May 22, 2017

On the appropriateness of appropriation

A week and a half ago, the editor of Write, the magazine of The Writers' Union of Canada (TWUC), has stepped down after an article he wrote generated numerous complaints. In this article, Hal Niedzviecki argued that there is no such thing as "cultural appropriation."

This generated numerous complaints from other members of TWUC, which was formed to "promote the rights, freedoms, and economic well-being of all writers," leading to a statement from the union in which they apologized "unequivocally," affirmed that the magazine exists to "offer space for honest and challenging discussion," and having been so challenged by Niedsviecki's editorial, bravely threw him under the bus.

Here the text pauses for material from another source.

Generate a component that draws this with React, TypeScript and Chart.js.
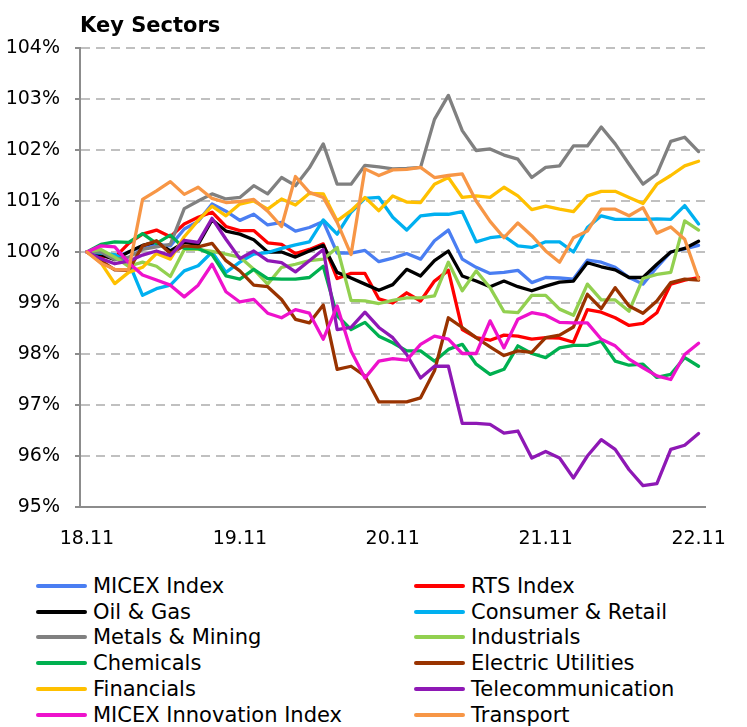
import React, { useEffect, useRef } from 'react';
import { Chart, registerables } from 'chart.js';

Chart.register(...registerables);

// ---- tick labels / categories ----
const dayLabels = ['18.11', '19.11', '20.11', '21.11', '22.11'];
const pointsPerDay = 11;
const pointCount = 45;
const categories = Array.from({ length: pointCount }, (_, i) =>
  i % pointsPerDay === 0 ? dayLabels[i / pointsPerDay] : ''
);
const yMin = 95;
const yMax = 104;

// ---- series values (% of 18.11 level) ----
const micex = [
  100.0, 99.95, 99.9, 100.0, 100.1, 100.15, 100.12, 100.45, 100.6, 100.94, 100.8,
  100.62, 100.74, 100.53, 100.58, 100.41, 100.48, 100.6, 99.98, 99.98, 100.03, 99.81,
  99.88, 99.97, 99.86, 100.22, 100.43, 99.86, 99.7, 99.58, 99.6, 99.64, 99.4,
  99.5, 99.49, 99.47, 99.84, 99.8, 99.7, 99.5, 99.37, 99.7, 100.0, 100.06,
  100.13,
];
const rts = [
  100.0, 99.92, 99.89, 100.17, 100.35, 100.43, 100.3, 100.55, 100.68, 100.78, 100.5,
  100.42, 100.42, 100.18, 100.15, 99.97, 100.05, 100.16, 99.48, 99.58, 99.58, 99.08,
  99.0, 99.2, 99.04, 99.43, 99.64, 98.48, 98.32, 98.27, 98.37, 98.35, 98.29,
  98.32, 98.31, 98.23, 98.87, 98.82, 98.71, 98.56, 98.6, 98.81, 99.37, 99.45,
  99.5,
];
const oilGas = [
  100.0, 99.95, 99.85, 100.0, 100.13, 100.2, 100.02, 100.19, 100.15, 100.63, 100.41,
  100.35, 100.24, 100.0, 100.0, 99.9, 100.02, 100.13, 99.6, 99.49, 99.37, 99.25,
  99.36, 99.66, 99.53, 99.83, 100.02, 99.53, 99.43, 99.32, 99.43, 99.32, 99.24,
  99.33, 99.41, 99.43, 99.79, 99.71, 99.65, 99.5, 99.5, 99.76, 100.0, 100.07,
  100.21,
];
const consumer = [
  100.0, 99.98, 99.95, 99.8, 99.15, 99.28, 99.35, 99.63, 99.73, 100.0, 99.6,
  99.8, 99.96, 99.99, 100.07, 100.14, 100.2, 100.63, 100.35, 100.78, 101.05, 101.07,
  100.68, 100.43, 100.71, 100.74, 100.74, 100.79, 100.2, 100.28, 100.31, 100.12, 100.09,
  100.2, 100.2, 100.0, 100.48, 100.71, 100.64, 100.64, 100.64, 100.65, 100.64, 100.91,
  100.55,
];
const metals = [
  100.0, 100.0, 99.85, 99.9, 100.05, 100.1, 100.15, 100.85, 101.0, 101.14, 101.04,
  101.07, 101.3, 101.14, 101.46, 101.3, 101.65, 102.12, 101.33, 101.33, 101.7, 101.67,
  101.63, 101.64, 101.66, 102.6, 103.07, 102.38, 101.99, 102.02, 101.9, 101.82, 101.46,
  101.66, 101.69, 102.08, 102.08, 102.45, 102.12, 101.72, 101.33, 101.53, 102.17, 102.25,
  101.97,
];
const industrials = [
  100.0, 100.05, 99.9, 99.72, 99.8, 99.72, 99.52, 100.05, 100.05, 100.01, 99.96,
  99.9, 99.66, 99.37, 99.7, 99.76, 99.83, 99.86, 100.09, 99.05, 99.04, 98.99,
  99.05, 99.1, 99.1, 99.14, 99.8, 99.24, 99.63, 99.3, 98.83, 98.81, 99.15,
  99.15, 98.88, 98.76, 99.37, 99.06, 99.06, 98.84, 99.48, 99.56, 99.6, 100.61,
  100.43,
];
const chemicals = [
  100.0, 100.15, 100.2, 100.19, 100.36, 100.17, 100.33, 100.07, 100.07, 99.95, 99.53,
  99.47, 99.66, 99.48, 99.47, 99.47, 99.5, 99.72, 98.75, 98.48, 98.62, 98.35,
  98.22, 98.06, 98.06, 97.86, 98.09, 98.19, 97.8, 97.6, 97.7, 98.16, 98.01,
  97.93, 98.12, 98.17, 98.17, 98.25, 97.86, 97.78, 97.8, 97.54, 97.6, 97.93,
  97.76,
];
const electric = [
  100.0, 99.83, 99.65, 99.64, 100.12, 100.22, 99.97, 100.12, 100.1, 100.17, 99.83,
  99.63, 99.35, 99.32, 99.07, 98.68, 98.61, 98.96, 97.7, 97.76, 97.57, 97.06,
  97.06, 97.06, 97.14, 97.67, 98.71, 98.52, 98.32, 98.14, 97.97, 98.06, 98.03,
  98.32, 98.37, 98.53, 99.17, 98.89, 99.3, 98.94, 98.8, 99.04, 99.4, 99.47,
  99.45,
];
const financials = [
  100.0, 99.79, 99.38, 99.6, 99.7, 99.97, 99.86, 100.3, 100.62, 100.9, 100.71,
  100.94, 101.0, 100.84, 101.04, 100.92, 101.15, 101.14, 100.61, 100.81, 101.07, 100.81,
  101.1, 100.98, 100.97, 101.33, 101.46, 101.07, 101.1, 101.07, 101.27, 101.1, 100.83,
  100.9, 100.84, 100.79, 101.1, 101.19, 101.19, 101.07, 100.95, 101.33, 101.5, 101.69,
  101.78,
];
const telecom = [
  100.0, 99.87, 99.77, 99.82, 99.94, 100.02, 99.93, 100.23, 100.19, 100.66, 100.25,
  99.87, 100.02, 99.83, 99.79, 99.61, 99.83, 100.05, 98.48, 98.52, 98.82, 98.52,
  98.32, 97.99, 97.53, 97.76, 97.76, 96.64, 96.64, 96.62, 96.45, 96.49, 95.96,
  96.09, 95.96, 95.57, 96.0, 96.32, 96.13, 95.73, 95.42, 95.46, 96.13, 96.21,
  96.44,
];
const innovation = [
  100.0, 100.12, 100.1, 99.79, 99.55, 99.45, 99.35, 99.12, 99.35, 99.76, 99.22,
  99.02, 99.07, 98.8, 98.71, 98.87, 98.8, 98.29, 98.94, 98.06, 97.53, 97.86,
  97.91, 97.88, 98.19, 98.35, 98.29, 98.01, 98.01, 98.65, 98.12, 98.68, 98.81,
  98.76, 98.62, 98.61, 98.61, 98.29, 98.16, 97.9, 97.73, 97.57, 97.5, 97.99,
  98.21,
];
const transport = [
  100.0, 99.78, 99.66, 99.65, 101.03, 101.2, 101.38, 101.13, 101.27, 101.05, 100.97,
  100.99, 101.03, 100.8, 100.5, 101.48, 101.17, 101.07, 100.58, 99.95, 101.63, 101.5,
  101.61, 101.62, 101.66, 101.46, 101.5, 101.53, 101.0, 100.6, 100.28, 100.57, 100.32,
  100.02, 99.8, 100.28, 100.41, 100.84, 100.84, 100.71, 100.87, 100.37, 100.49, 100.25,
  99.47,
];

const seriesNames = [
  'MICEX Index', 'RTS Index', 'Oil & Gas', 'Consumer & Retail', 'Metals & Mining', 'Industrials',
  'Chemicals', 'Electric Utilities', 'Financials', 'Telecommunication', 'MICEX Innovation Index', 'Transport',
];
const seriesColors = [
  '#4a7ef2', '#ff0000', '#000000', '#00b0f0', '#808080', '#92d050',
  '#00b050', '#993300', '#ffc000', '#8e18b5', '#ee12cc', '#f79646',
];
const seriesValues = [
  micex, rts, oilGas, consumer, metals, industrials,
  chemicals, electric, financials, telecom, innovation, transport,
];

const FONT = "'DejaVu Sans', Verdana, sans-serif";

export default function App() {
  const canvasRef = useRef<HTMLCanvasElement | null>(null);

  useEffect(() => {
    if (!canvasRef.current) return;
    const chart = new Chart(canvasRef.current, {
      type: 'line',
      data: {
        labels: categories,
        datasets: seriesValues.map((vals, i) => ({
          label: seriesNames[i],
          data: vals,
          borderColor: seriesColors[i],
          backgroundColor: seriesColors[i],
          borderWidth: 3.3,
          pointRadius: 0,
          tension: 0,
          fill: false,
          borderJoinStyle: 'round' as const,
          borderCapStyle: 'round' as const,
          order: -i,
        })),
      },
      options: {
        animation: false,
        responsive: false,
        maintainAspectRatio: false,
        devicePixelRatio: 1,
        events: [],
        layout: { padding: { top: 48, left: 0, right: 20, bottom: 0 } },
        plugins: {
          legend: { display: false },
          title: { display: false },
          tooltip: { enabled: false },
        },
        scales: {
          x: {
            type: 'category',
            offset: true,
            grid: { display: false, drawTicks: false },
            border: { display: true, color: '#8c8c8c', width: 2 },
            ticks: {
              autoSkip: false,
              maxRotation: 0,
              minRotation: 0,
              padding: 21,
              color: '#000',
              font: { family: FONT, size: 19 },
            },
            afterFit: (s: any) => {
              s.height = 53;
            },
          },
          y: {
            min: yMin,
            max: yMax,
            ticks: {
              stepSize: 1,
              padding: 15,
              color: '#000',
              font: { family: FONT, size: 19 },
              callback: (v: any) => `${v}%`,
            },
            grid: {
              color: '#c0c0c0',
              lineWidth: 2,
              tickColor: '#8c8c8c',
              tickLength: 5,
              tickWidth: 2,
              tickBorderDash: [],
            },
            border: { display: true, color: '#8c8c8c', width: 2, dash: [9, 6] },
            afterFit: (s: any) => {
              s.width = 80;
            },
          },
        },
      },
    });
    return () => chart.destroy();
  }, []);

  return (
    <div style={{ position: 'absolute', left: 0, top: 0, width: 747, height: 727, background: '#fff', overflow: 'hidden' }}>
      <canvas ref={canvasRef} width={747} height={560} style={{ display: 'block', position: 'absolute', left: 0, top: 0 }} />
      <div
        style={{
          position: 'absolute', left: 80, top: 13, fontFamily: FONT, fontWeight: 'bold',
          fontSize: 21, color: '#000', whiteSpace: 'nowrap', lineHeight: 'normal',
        }}
      >
        Key Sectors
      </div>
      {seriesNames.map((name, i) => {
        const col = i % 2;
        const row = Math.floor(i / 2);
        const left = col === 0 ? 36 : 414;
        const top = 574 + row * 25.7;
        return (
          <div key={name} style={{ position: 'absolute', left, top, height: 25, whiteSpace: 'nowrap' }}>
            <div
              style={{
                position: 'absolute', left: 0, top: 10, width: 51, height: 4,
                background: seriesColors[i], borderRadius: 2,
              }}
            />
            <div
              style={{
                position: 'absolute', left: 57, top: 0, fontFamily: FONT, fontSize: 21,
                color: '#000', lineHeight: 'normal',
              }}
            >
              {name}
            </div>
          </div>
        );
      })}
    </div>
  );
}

I am not a reader of Write nor a member of TWUC. It is clear I could not be, given how they ignore their own mandate in favour of the intellectual Zeitgeist of the day, not to mention their apparent lack of a spine.

Jezebel, the influential "intersectional feminist" blog, defines cultural appropriation thusly in their self-identified "Much-Needed Primer on Cultural Appropriation," quoting author Susan Scafidi: "Taking intellectual property, traditional knowledge, cultural expressions, or artifacts from someone else's culture without permission." In addition, "[i]t's most likely to be harmful when the source community is a minority group that has been oppressed or exploited in other ways or when the object of appropriation is particularly sensitive, e.g. sacred objects." In other words, it's pretty much a one-way street. No one is ever concerned about visible minorities speaking English or wearing jeans. Like most of the sins social-justice warriors invent, cultural appropriation assuages their own white guilt.

The very idea of cultural appropriation as generally defined is problematic. First of all, the idea of having to get permission to write a story about a fictional character whose race or sex doesn't happen to coincide with my own is ridiculous. From where do I obtain this permission? Is there an Emperor of Black People or a Gay Pope who grants special dispensations to authors? If I want to write a novel about a Chinese woman in the Han Dynasty, can I ask a Chinese lady friend? Is it all right if she is a natural Canadian citizen, or should I seek permission from a recent immigrant instead? Or should I go right to the Chinese embassy? Are any of them authorized to speak for all Chinese people?

Of course not. No one "owns" culture. If an author wanted to get permission to adopt an element of someone else's culture, no one could give it. The culture of the aforementioned Chinese certainly belongs to them in a way that it doesn't belong to me. It's "their" culture, in the same sense that Ottawa is "my" city: something to identify with and be a part of. But no one has intellectual property rights over their culture. It's a social contract that probably goes back centuries, if not longer, and is effectively in the public domain. We still have an ethic obligation to treat other cultures with appropriate sensitivity and respect, but that's not the same as saying we mustn't borrow from it at all.

Meanwile, Anthony Horowitz, the British author of the juvenile Alex Rider spy series, was recently "warned off" from creating a black protagonist in one of his books because it would be "inappropriate" or "patronising." He quipped that "all my characters will from now be 62-year-old white Jewish men living in London." He has a point. Having to get permission to borrow from another culture limits authors to writing only about their own culture or experiences. At best, this would reduce minority characters to stock or one-dimensional characters, assuming they appear at all.

But there are people who watchdog media like books, movies, TV, and so forth, to make sure they are sufficiently diverse. One well-known example of this is the Bechdel Test, intended to address the sexual imbalance in fiction, and more recently a test for racial diversity was proposed and coined the DuVernay Test. It seems to me that an author who aimed to pass the DuVerynay Test would be vulnerable to accusations of cultural appropriation; conversely, if he sought to avoid appropriation, he would fail the diversity test. Damned if you do, damned if you don't. SJWism is nothing if not morally schizophrenic.

It's this schizophrenia that is the problem with the myth of cultural appropriation. It is borne out of radical identity politics. It sees not individuals, but bundles of labels, and based on those labels, imposes boundaries which may not be crossed: essentially, a Leftist caste system. It is racism in the name of anti-racism.